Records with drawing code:
.....

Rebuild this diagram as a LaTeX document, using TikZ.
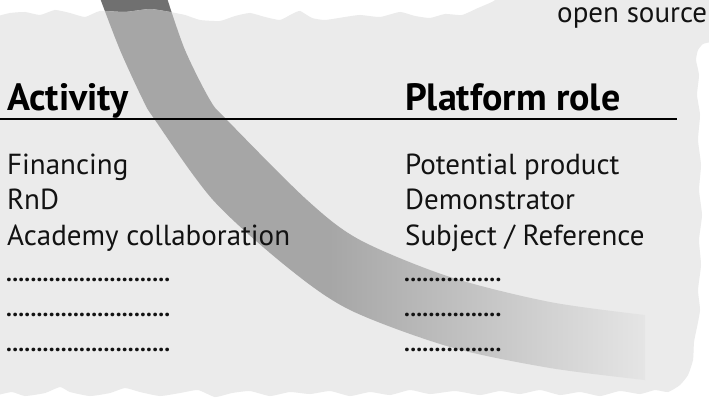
\documentclass[tikz,border=0pt]{standalone}
\usepackage{fontspec}
\setmainfont{PT Sans}
\usepackage{tikz}
\usetikzlibrary{positioning}
\usepackage{xcolor}
\definecolor{paper}{RGB}{235,235,235}
\definecolor{banddark}{RGB}{112,112,112}
\definecolor{bandgray}{RGB}{166,166,166}
\definecolor{bandmid}{RGB}{203,203,203}
\definecolor{bandlight}{RGB}{229,229,229}
\definecolor{ink}{RGB}{18,18,18}
\pgfdeclarehorizontalshading{bandfade}{100bp}{color(0bp)=(bandgray); color(46bp)=(bandgray); color(63bp)=(bandmid); color(75bp)=(bandlight); color(100bp)=(bandlight)}
\tikzstyle{heading} = [font=\bfseries\fontsize{38}{38}\selectfont, anchor=base west, inner sep=0pt, text=black]
\tikzstyle{entry} = [font=\fontsize{29}{29}\selectfont, anchor=base west, inner sep=0pt, text=ink]
\tikzstyle{dotrow} = [font=\bfseries\fontsize{23.5}{23.5}\selectfont, anchor=base west, inner sep=0pt, text=ink]
\tikzstyle{rule} = [line width=2pt, color=black]
% torn sheet and the curved band
\newcommand{\paperoutline}{plot[smooth, tension=0.3] coordinates {(-2,16) (10,13) (25,12) (40,15) (55,10) (70,13) (85,17) (100,11) (125,12) (150,9) (170,12) (185,15) (200,20) (220,21) (235,16) (250,13) (265,17) (280,20) (292,14) (300,11) (312,18) (325,20) (345,17) (360,15) (380,17) (400,12) (415,16) (430,18) (445,14) (462,15) (478,8) (492,2) (498,-2)} -- (711,-2) -- plot[smooth, tension=0.3] coordinates {(711,42) (703,44) (698,50) (696,60) (699,75) (697,95) (700,115) (698,140) (701,165) (699,190) (702,215) (699,240) (701,265) (698,290) (700,310) (697,327) (694,342) (693,360) (688,375) (680,385) (668,392) (655,390) (640,394) (620,391) (600,396) (580,392) (560,395) (540,390) (520,394) (500,391) (480,395) (455,391) (430,394) (410,390) (390,395) (370,392) (350,396) (330,391) (310,394) (290,392) (270,396) (250,391) (232,393) (215,397) (198,390) (180,393) (160,396) (140,392) (125,388) (110,393) (90,396) (70,392) (60,387) (45,393) (25,396) (12,392) (-2,395)} -- cycle}
\newcommand{\bandoutline}{plot[smooth] coordinates {(100,-2) (120,50) (143,100) (155,120) (213,200) (287,267) (350,310) (450,347) (550,368) (645,380)} -- plot[smooth] coordinates {(645,315) (550,302) (450,277) (360,240) (307,200) (227,120) (210,100) (185,50) (167,-2)} -- cycle}
\begin{document}
\begin{tikzpicture}[x=1pt, y=-1pt]
\useasboundingbox[fill=white] (0,0) rectangle (709,404);

% Band and sheet
\fill[banddark] \bandoutline;
\fill[paper] \paperoutline;
\begin{scope}
\clip \paperoutline;
\shade[shading=bandfade] \bandoutline;
\end{scope}

% Top label
\node[entry] (opensrc) at (557,23) {open source};

% Headings
\node[heading] (activity) at (7,110) {Activity};
\node[heading] (platform) at (405,110) {Platform role};
\coordinate (rulestart) at (0,118.5);
\coordinate (ruleend) at (677,118.5);
\draw[rule] (rulestart) -- (ruleend);

% Activities
\node[entry] (financing) at (7,174) {Financing};
\node[entry] (rnd) at (7,209.5) {RnD};
\node[entry] (academy) at (7,245) {Academy collaboration};
\node[dotrow] (actdots1) at (6,281) {...........................};
\node[dotrow] (actdots2) at (6,316) {...........................};
\node[dotrow] (actdots3) at (6,351) {...........................};

% Platform roles
\node[entry] (product) at (405,174) {Potential product};
\node[entry] (demo) at (405,209.5) {Demonstrator};
\node[entry] (subject) at (405,245) {Subject / Reference};
\node[dotrow] (roledots1) at (404,281) {................};
\node[dotrow] (roledots2) at (404,316) {................};
\node[dotrow] (roledots3) at (404,351) {................};
\end{tikzpicture}
\end{document}
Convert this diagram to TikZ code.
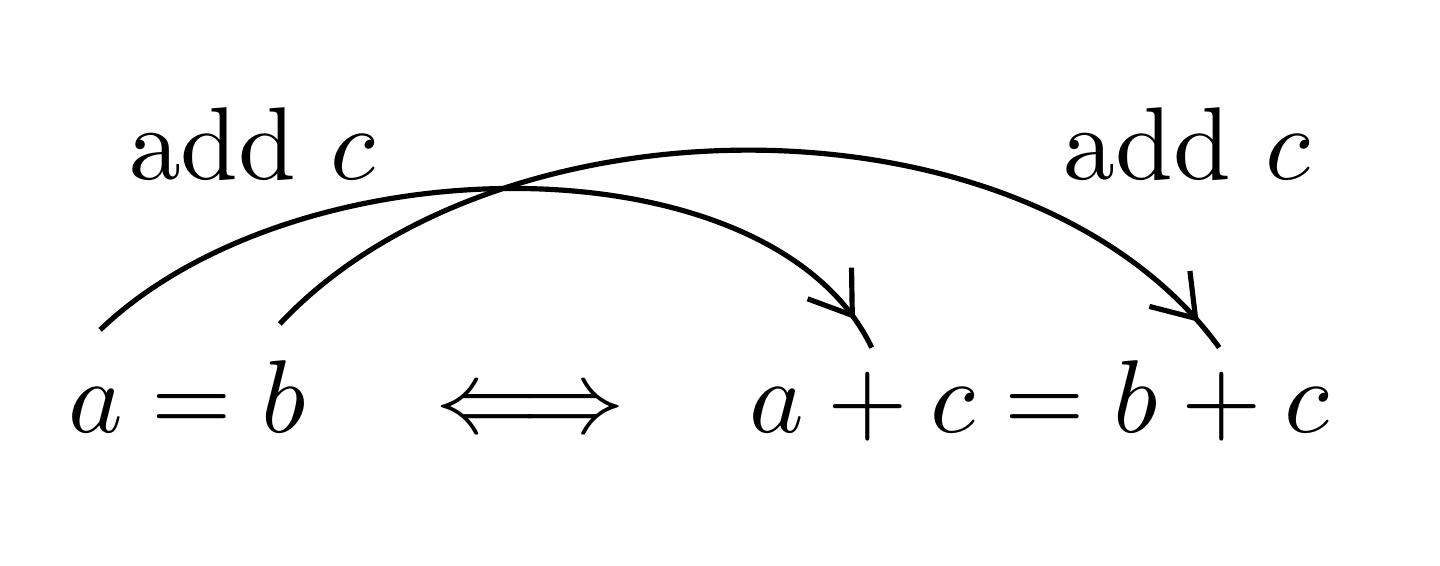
\documentclass[tikz,border=0pt]{standalone}
\usepackage{tikz}
\usetikzlibrary{positioning, arrows.meta, decorations.markings}

\tikzset{
  addarc/.style={line width=0.5pt, postaction={decorate},
    decoration={markings, mark=at position -3.2pt with
      {\arrow{Straight Barb[length=3.8pt,width=5.2pt,line width=0.5pt]}}}}
}

\begin{document}
\begin{tikzpicture}
\useasboundingbox (0,0) rectangle (4.89,1.92);
\node[anchor=base] (lhs) at (0.635,0.45) {$a=b$};
\node[anchor=base] (iff) at (1.80,0.45) {$\Longleftrightarrow$};
\node[anchor=base] (rhs) at (3.53,0.45) {$a+c=b+c$};
\node[anchor=base] (addl) at (0.856,1.31) {add $c$};
\node[anchor=base] (addr) at (4.03,1.31) {add $c$};
\coordinate (fa) at (0.34,0.80);
\coordinate (fb) at (0.95,0.82);
\coordinate (ta) at (2.96,0.74);
\coordinate (tb) at (4.14,0.74);
\draw[addarc] (fa) .. controls (1.02,1.45) and (2.62,1.45) .. (ta);
\draw[addarc] (fb) .. controls (1.70,1.62) and (3.50,1.62) .. (tb);
\end{tikzpicture}
\end{document}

.....

- _WHAT THE TASK REQUIRES_:
Retype the whole listing, keeping every line identical and omitting all pictures.

- _WORKED SOLUTION_:
Rebuild this diagram as a LaTeX document, using TikZ.
\documentclass[tikz,border=0pt]{standalone}
\usepackage{fontspec}
\setmainfont{PT Sans}
\usepackage{tikz}
\usetikzlibrary{positioning}
\usepackage{xcolor}
\definecolor{paper}{RGB}{235,235,235}
\definecolor{banddark}{RGB}{112,112,112}
\definecolor{bandgray}{RGB}{166,166,166}
\definecolor{bandmid}{RGB}{203,203,203}
\definecolor{bandlight}{RGB}{229,229,229}
\definecolor{ink}{RGB}{18,18,18}
\pgfdeclarehorizontalshading{bandfade}{100bp}{color(0bp)=(bandgray); color(46bp)=(bandgray); color(63bp)=(bandmid); color(75bp)=(bandlight); color(100bp)=(bandlight)}
\tikzstyle{heading} = [font=\bfseries\fontsize{38}{38}\selectfont, anchor=base west, inner sep=0pt, text=black]
\tikzstyle{entry} = [font=\fontsize{29}{29}\selectfont, anchor=base west, inner sep=0pt, text=ink]
\tikzstyle{dotrow} = [font=\bfseries\fontsize{23.5}{23.5}\selectfont, anchor=base west, inner sep=0pt, text=ink]
\tikzstyle{rule} = [line width=2pt, color=black]
% torn sheet and the curved band
\newcommand{\paperoutline}{plot[smooth, tension=0.3] coordinates {(-2,16) (10,13) (25,12) (40,15) (55,10) (70,13) (85,17) (100,11) (125,12) (150,9) (170,12) (185,15) (200,20) (220,21) (235,16) (250,13) (265,17) (280,20) (292,14) (300,11) (312,18) (325,20) (345,17) (360,15) (380,17) (400,12) (415,16) (430,18) (445,14) (462,15) (478,8) (492,2) (498,-2)} -- (711,-2) -- plot[smooth, tension=0.3] coordinates {(711,42) (703,44) (698,50) (696,60) (699,75) (697,95) (700,115) (698,140) (701,165) (699,190) (702,215) (699,240) (701,265) (698,290) (700,310) (697,327) (694,342) (693,360) (688,375) (680,385) (668,392) (655,390) (640,394) (620,391) (600,396) (580,392) (560,395) (540,390) (520,394) (500,391) (480,395) (455,391) (430,394) (410,390) (390,395) (370,392) (350,396) (330,391) (310,394) (290,392) (270,396) (250,391) (232,393) (215,397) (198,390) (180,393) (160,396) (140,392) (125,388) (110,393) (90,396) (70,392) (60,387) (45,393) (25,396) (12,392) (-2,395)} -- cycle}
\newcommand{\bandoutline}{plot[smooth] coordinates {(100,-2) (120,50) (143,100) (155,120) (213,200) (287,267) (350,310) (450,347) (550,368) (645,380)} -- plot[smooth] coordinates {(645,315) (550,302) (450,277) (360,240) (307,200) (227,120) (210,100) (185,50) (167,-2)} -- cycle}
\begin{document}
\begin{tikzpicture}[x=1pt, y=-1pt]
\useasboundingbox[fill=white] (0,0) rectangle (709,404);

% Band and sheet
\fill[banddark] \bandoutline;
\fill[paper] \paperoutline;
\begin{scope}
\clip \paperoutline;
\shade[shading=bandfade] \bandoutline;
\end{scope}

% Top label
\node[entry] (opensrc) at (557,23) {open source};

% Headings
\node[heading] (activity) at (7,110) {Activity};
\node[heading] (platform) at (405,110) {Platform role};
\coordinate (rulestart) at (0,118.5);
\coordinate (ruleend) at (677,118.5);
\draw[rule] (rulestart) -- (ruleend);

% Activities
\node[entry] (financing) at (7,174) {Financing};
\node[entry] (rnd) at (7,209.5) {RnD};
\node[entry] (academy) at (7,245) {Academy collaboration};
\node[dotrow] (actdots1) at (6,281) {...........................};
\node[dotrow] (actdots2) at (6,316) {...........................};
\node[dotrow] (actdots3) at (6,351) {...........................};

% Platform roles
\node[entry] (product) at (405,174) {Potential product};
\node[entry] (demo) at (405,209.5) {Demonstrator};
\node[entry] (subject) at (405,245) {Subject / Reference};
\node[dotrow] (roledots1) at (404,281) {................};
\node[dotrow] (roledots2) at (404,316) {................};
\node[dotrow] (roledots3) at (404,351) {................};
\end{tikzpicture}
\end{document}
Convert this diagram to TikZ code.
\documentclass[tikz,border=0pt]{standalone}
\usepackage{tikz}
\usetikzlibrary{positioning, arrows.meta, decorations.markings}

\tikzset{
  addarc/.style={line width=0.5pt, postaction={decorate},
    decoration={markings, mark=at position -3.2pt with
      {\arrow{Straight Barb[length=3.8pt,width=5.2pt,line width=0.5pt]}}}}
}

\begin{document}
\begin{tikzpicture}
\useasboundingbox (0,0) rectangle (4.89,1.92);
\node[anchor=base] (lhs) at (0.635,0.45) {$a=b$};
\node[anchor=base] (iff) at (1.80,0.45) {$\Longleftrightarrow$};
\node[anchor=base] (rhs) at (3.53,0.45) {$a+c=b+c$};
\node[anchor=base] (addl) at (0.856,1.31) {add $c$};
\node[anchor=base] (addr) at (4.03,1.31) {add $c$};
\coordinate (fa) at (0.34,0.80);
\coordinate (fb) at (0.95,0.82);
\coordinate (ta) at (2.96,0.74);
\coordinate (tb) at (4.14,0.74);
\draw[addarc] (fa) .. controls (1.02,1.45) and (2.62,1.45) .. (ta);
\draw[addarc] (fb) .. controls (1.70,1.62) and (3.50,1.62) .. (tb);
\end{tikzpicture}
\end{document}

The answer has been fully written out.